:: Provided data

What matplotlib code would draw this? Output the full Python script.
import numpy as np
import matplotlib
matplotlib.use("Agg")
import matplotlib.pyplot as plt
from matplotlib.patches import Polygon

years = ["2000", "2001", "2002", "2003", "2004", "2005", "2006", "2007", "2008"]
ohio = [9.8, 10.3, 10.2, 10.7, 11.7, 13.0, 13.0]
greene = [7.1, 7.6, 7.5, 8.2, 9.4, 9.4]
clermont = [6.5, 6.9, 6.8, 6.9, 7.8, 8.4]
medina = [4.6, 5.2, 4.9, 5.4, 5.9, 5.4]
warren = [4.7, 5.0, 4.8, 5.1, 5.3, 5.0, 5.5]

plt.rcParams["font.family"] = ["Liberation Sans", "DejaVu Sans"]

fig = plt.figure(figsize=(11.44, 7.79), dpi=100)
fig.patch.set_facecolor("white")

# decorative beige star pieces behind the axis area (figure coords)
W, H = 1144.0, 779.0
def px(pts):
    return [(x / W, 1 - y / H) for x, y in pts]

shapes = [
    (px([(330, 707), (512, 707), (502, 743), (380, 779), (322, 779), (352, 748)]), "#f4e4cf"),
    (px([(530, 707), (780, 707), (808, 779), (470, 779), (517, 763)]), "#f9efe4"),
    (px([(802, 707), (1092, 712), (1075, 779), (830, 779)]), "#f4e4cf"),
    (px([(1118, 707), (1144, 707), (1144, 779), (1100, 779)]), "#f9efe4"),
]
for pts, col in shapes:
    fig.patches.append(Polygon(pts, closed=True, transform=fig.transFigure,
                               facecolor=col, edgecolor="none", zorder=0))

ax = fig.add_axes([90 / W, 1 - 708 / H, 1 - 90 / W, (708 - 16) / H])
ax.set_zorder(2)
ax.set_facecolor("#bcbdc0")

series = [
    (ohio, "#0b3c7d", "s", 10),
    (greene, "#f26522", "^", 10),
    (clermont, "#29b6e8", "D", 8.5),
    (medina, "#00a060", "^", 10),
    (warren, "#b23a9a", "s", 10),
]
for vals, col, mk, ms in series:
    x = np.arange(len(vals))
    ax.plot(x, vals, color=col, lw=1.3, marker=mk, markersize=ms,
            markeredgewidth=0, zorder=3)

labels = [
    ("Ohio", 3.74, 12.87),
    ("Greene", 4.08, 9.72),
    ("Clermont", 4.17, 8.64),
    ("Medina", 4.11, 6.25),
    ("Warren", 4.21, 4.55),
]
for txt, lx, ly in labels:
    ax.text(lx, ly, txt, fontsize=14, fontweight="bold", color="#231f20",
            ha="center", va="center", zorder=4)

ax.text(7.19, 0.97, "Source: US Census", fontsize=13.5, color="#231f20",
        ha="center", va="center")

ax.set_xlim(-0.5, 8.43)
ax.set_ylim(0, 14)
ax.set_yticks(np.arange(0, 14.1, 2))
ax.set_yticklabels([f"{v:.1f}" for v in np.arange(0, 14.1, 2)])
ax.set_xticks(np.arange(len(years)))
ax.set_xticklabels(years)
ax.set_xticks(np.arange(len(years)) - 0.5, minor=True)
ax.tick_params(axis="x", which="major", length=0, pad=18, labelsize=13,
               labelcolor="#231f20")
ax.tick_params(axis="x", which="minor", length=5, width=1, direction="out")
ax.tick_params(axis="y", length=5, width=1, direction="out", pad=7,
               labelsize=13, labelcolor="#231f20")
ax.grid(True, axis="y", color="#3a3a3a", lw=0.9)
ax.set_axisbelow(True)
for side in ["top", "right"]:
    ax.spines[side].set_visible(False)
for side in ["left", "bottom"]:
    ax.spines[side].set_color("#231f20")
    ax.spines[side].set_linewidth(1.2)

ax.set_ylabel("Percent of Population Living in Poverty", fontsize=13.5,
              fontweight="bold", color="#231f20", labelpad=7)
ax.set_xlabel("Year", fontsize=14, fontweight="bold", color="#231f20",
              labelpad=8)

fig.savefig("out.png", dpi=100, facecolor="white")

::::

**The request:** Transcribe all lines as written.

**Output of the task:**
What matplotlib code would draw this? Output the full Python script.
import numpy as np
import matplotlib
matplotlib.use("Agg")
import matplotlib.pyplot as plt
from matplotlib.patches import Polygon

years = ["2000", "2001", "2002", "2003", "2004", "2005", "2006", "2007", "2008"]
ohio = [9.8, 10.3, 10.2, 10.7, 11.7, 13.0, 13.0]
greene = [7.1, 7.6, 7.5, 8.2, 9.4, 9.4]
clermont = [6.5, 6.9, 6.8, 6.9, 7.8, 8.4]
medina = [4.6, 5.2, 4.9, 5.4, 5.9, 5.4]
warren = [4.7, 5.0, 4.8, 5.1, 5.3, 5.0, 5.5]

plt.rcParams["font.family"] = ["Liberation Sans", "DejaVu Sans"]

fig = plt.figure(figsize=(11.44, 7.79), dpi=100)
fig.patch.set_facecolor("white")

# decorative beige star pieces behind the axis area (figure coords)
W, H = 1144.0, 779.0
def px(pts):
    return [(x / W, 1 - y / H) for x, y in pts]

shapes = [
    (px([(330, 707), (512, 707), (502, 743), (380, 779), (322, 779), (352, 748)]), "#f4e4cf"),
    (px([(530, 707), (780, 707), (808, 779), (470, 779), (517, 763)]), "#f9efe4"),
    (px([(802, 707), (1092, 712), (1075, 779), (830, 779)]), "#f4e4cf"),
    (px([(1118, 707), (1144, 707), (1144, 779), (1100, 779)]), "#f9efe4"),
]
for pts, col in shapes:
    fig.patches.append(Polygon(pts, closed=True, transform=fig.transFigure,
                               facecolor=col, edgecolor="none", zorder=0))

ax = fig.add_axes([90 / W, 1 - 708 / H, 1 - 90 / W, (708 - 16) / H])
ax.set_zorder(2)
ax.set_facecolor("#bcbdc0")

series = [
    (ohio, "#0b3c7d", "s", 10),
    (greene, "#f26522", "^", 10),
    (clermont, "#29b6e8", "D", 8.5),
    (medina, "#00a060", "^", 10),
    (warren, "#b23a9a", "s", 10),
]
for vals, col, mk, ms in series:
    x = np.arange(len(vals))
    ax.plot(x, vals, color=col, lw=1.3, marker=mk, markersize=ms,
            markeredgewidth=0, zorder=3)

labels = [
    ("Ohio", 3.74, 12.87),
    ("Greene", 4.08, 9.72),
    ("Clermont", 4.17, 8.64),
    ("Medina", 4.11, 6.25),
    ("Warren", 4.21, 4.55),
]
for txt, lx, ly in labels:
    ax.text(lx, ly, txt, fontsize=14, fontweight="bold", color="#231f20",
            ha="center", va="center", zorder=4)

ax.text(7.19, 0.97, "Source: US Census", fontsize=13.5, color="#231f20",
        ha="center", va="center")

ax.set_xlim(-0.5, 8.43)
ax.set_ylim(0, 14)
ax.set_yticks(np.arange(0, 14.1, 2))
ax.set_yticklabels([f"{v:.1f}" for v in np.arange(0, 14.1, 2)])
ax.set_xticks(np.arange(len(years)))
ax.set_xticklabels(years)
ax.set_xticks(np.arange(len(years)) - 0.5, minor=True)
ax.tick_params(axis="x", which="major", length=0, pad=18, labelsize=13,
               labelcolor="#231f20")
ax.tick_params(axis="x", which="minor", length=5, width=1, direction="out")
ax.tick_params(axis="y", length=5, width=1, direction="out", pad=7,
               labelsize=13, labelcolor="#231f20")
ax.grid(True, axis="y", color="#3a3a3a", lw=0.9)
ax.set_axisbelow(True)
for side in ["top", "right"]:
    ax.spines[side].set_visible(False)
for side in ["left", "bottom"]:
    ax.spines[side].set_color("#231f20")
    ax.spines[side].set_linewidth(1.2)

ax.set_ylabel("Percent of Population Living in Poverty", fontsize=13.5,
              fontweight="bold", color="#231f20", labelpad=7)
ax.set_xlabel("Year", fontsize=14, fontweight="bold", color="#231f20",
              labelpad=8)

fig.savefig("out.png", dpi=100, facecolor="white")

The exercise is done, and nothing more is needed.